Dans le cas de la littérature africaine, surtout pour les œuvres écrites dans les langues locales, il en va un peu différemment. Ce qui domine dans ce champ de production, c’est la littérature didactique et édifiante avec des histoires qui présentent des parcours exemplaires ou qui dénoncent des contre-exemples par une représentation mimétique mais orientée de certains aspects du réel social (femmes opprimées, mariage forcé, gérontocratie, corruption etc.) ou politique (exactions de la colonisation, abus et tyrannie des dirigeants post-coloniaux). Ces traits s’expliquent essentiellement par les conditions d’émergence de l’écriture de ces langues. (Voir « Introduction au dictionnaire des concepts« ).
La plupart des œuvres des dramaturges et romanciers et même des poètes écrivant dans les langues locales ont sacrifié à cette tendance didactique. Il s’agit donc d’un ensemble de productions qui relèverait, selon le modèle général défini plus haut, de la visée « réaliste » de la fiction. Cela dit, certaines œuvres peuvent faire voisiner avec la simulation d’un réel factuel positif des éléments qu’on serait tenté de qualifier de surnaturels, en ce sens qu’ils participent du magique et ne relèvent pas de la perception sensible courante. Dans les cultures africaines, la présence de tels éléments dans la diégèse ne nuit pas à la « vérité » de l’histoire contée ou représentée telle qu’elle est recherchée par la visée didactique et, si fiction il y a, elle ne se donne pas comme une « feintise » destinée au rêve. En effet, selon la philosophie locale, ces éléments, « surnaturels » d’un point de vue exogène, participent encore d’une dimension particulière du réel, souvent dissimulée à nos sens, mais dont la réalité n’est pas plus douteuse que celle qui s’offre quotidiennement à nos organes de perception.

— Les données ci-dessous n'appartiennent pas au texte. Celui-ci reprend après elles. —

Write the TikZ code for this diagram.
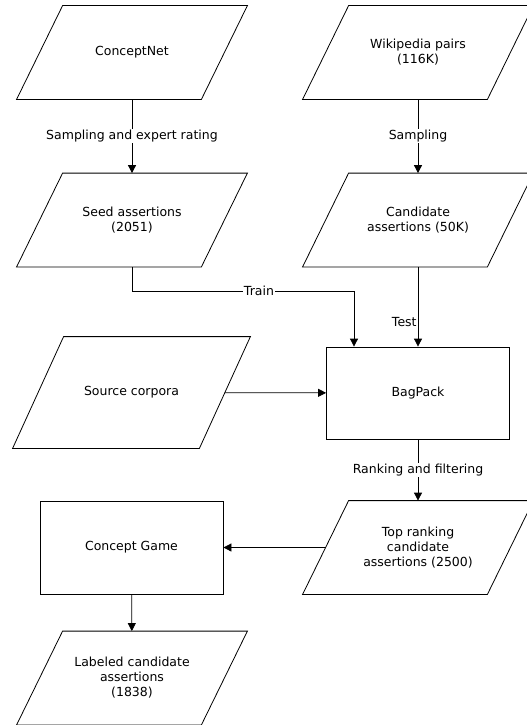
\documentclass[tikz,border=0pt]{standalone}
\usepackage{fontspec}
\setmainfont{DejaVu Sans}
\usetikzlibrary{arrows.meta}
\tikzset{
	iobox/.style={%
		minimum width=#1,
		minimum height=93pt,
		align=center,
		font=\fontsize{12.5}{15}\selectfont
	},
	iobox/.default=184pt,
	procbox/.style={%
		draw,
		minimum width=183pt,
		minimum height=92pt,
		align=center,
		font=\fontsize{12.5}{15}\selectfont
	},
	lbl/.style={fill=white, inner sep=1pt, font=\fontsize{12.5}{15}\selectfont},
	>={Triangle[length=8pt,width=8pt]}
}
% outline of a slanted (input/output) box round a node
\newcommand{\slantbox}[2]{%
	\draw ([xshift=#2]#1.north west) -- ([xshift=#2]#1.north east)
		-- ([xshift=-#2]#1.south east) -- ([xshift=-#2]#1.south west) -- cycle;}

\begin{document}
\begin{tikzpicture}[x=1pt,y=1pt,line width=0.8pt]
		\useasboundingbox (0,0) rectangle (527,-725);
		
		% inputs at the top
		\node[iobox] (cnet) at (132,-52.5) {ConceptNet};
		\node[iobox] (wiki) at (418,-52.5) {Wikipedia pairs\\(116K)};
		
		\node[iobox] (seed) at (132,-220) {Seed assertions\\(2051)};
		\node[iobox] (cand) at (418,-220) {Candidate\\assertions (50K)};
		
		\node[iobox=186pt,minimum height=111pt] (src) at (131.5,-392.5) {Source corpora};
		\node[procbox] (bag) at (418,-393) {BagPack};
		
		\node[procbox,minimum height=93pt] (game) at (131.5,-547.5) {Concept Game};
		\node[iobox] (top) at (418,-547.5) {Top ranking\\candidate\\assertions (2500)};
		
		\node[iobox] (lab) at (132,-678) {Labeled candidate\\assertions\\(1838)};
		
		% slanted outlines
		\foreach \n in {cnet,wiki,seed,cand,top,lab}
			{\slantbox{\n}{23pt}}
		\slantbox{src}{25.5pt}
		
		%arrows between boxes
		\draw[->] (cnet) -- node[lbl] {Sampling and expert rating} (seed);
		\draw[->] (wiki) -- node[lbl] {Sampling} (cand);
		
		\coordinate (tr) at (354,-291);
		\draw[->] (seed.south) |- node[lbl,pos=0.786] {Train} (tr) -- (tr |- bag.north);
		\draw[->] (cand) -- node[left,pos=0.69,inner sep=1pt,font=\fontsize{12.5}{15}\selectfont] {Test} (bag);
		
		\draw[->] (src) -- (bag);
		\draw[->] (bag) -- node[lbl] {Ranking and filtering} (top);
		\draw[->] (top) -- (game);
		\draw[->] (game) -- (lab);
		
\end{tikzpicture}
\end{document}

La fiction des productions écrites en langue africaine – du moins celles qui s’expriment dans le cadre de genres empruntés, étrangers à la tradition orale locale – se présente donc plutôt comme un discours de « vérité » dont la fonction, à travers les histoires, est de dire, sinon ce qui est, du moins ce qui doit être (par la dénonciation des déviations et la mise en exergue des comportements exemplaires). Ce qui change toutefois, par rapport aux fictions « de vérité » de la tradition orale (celles que les usagers sont appelés à prendre au sérieux), ce sont les valeurs : aux valeurs essentiellement conservatrices qui assuraient le soubassement du « principe de réalité » dans les sociétés traditionnelles, s’en trouvent parfois substituées d’autres venues d’ailleurs car, dans l’Afrique moderne, le contact avec d’autres civilisations a fait prendre conscience que le réel, dans sa dimension sociale et humaine, pouvait évoluer sous l’effet d’une action militante. Le réel simulé par la fiction littéraire de ces œuvres, plutôt que celui qui est déjà là, est celui qui doit advenir. Ces fictions sont l’occasion pour les auteurs de revendiquer des aspirations individuelles propres à se libérer du carcan des valeurs selon lesquelles leur société d’origine leur assignait les limites d’un « principe de réalité ». Elles disent : « voilà ce que sera et ce que doit être l’avenir de votre vie et toute autre aspiration relève d’une fiction sans intérêt ». Dans la littérature écrite en langues africaines, à la différence de ce qui se passe en littérature orale, ces aspirations ne sont plus cantonnées à des « fantasmes » cathartiques, elles deviennent des « espoirs » légitimes. Comme telles, elles investissent plutôt un horizon réaliste. La fiction de ce champ de production n’est donc que rarement destinée à faire rêver et à distraire par « feintise ludique ». Cette littérature entend toujours rendre compte du réel, que ce soit dans sa dimension sensible ou supra-sensible et, si fiction il y a, c’est souvent une fiction sans univers fictif apparent.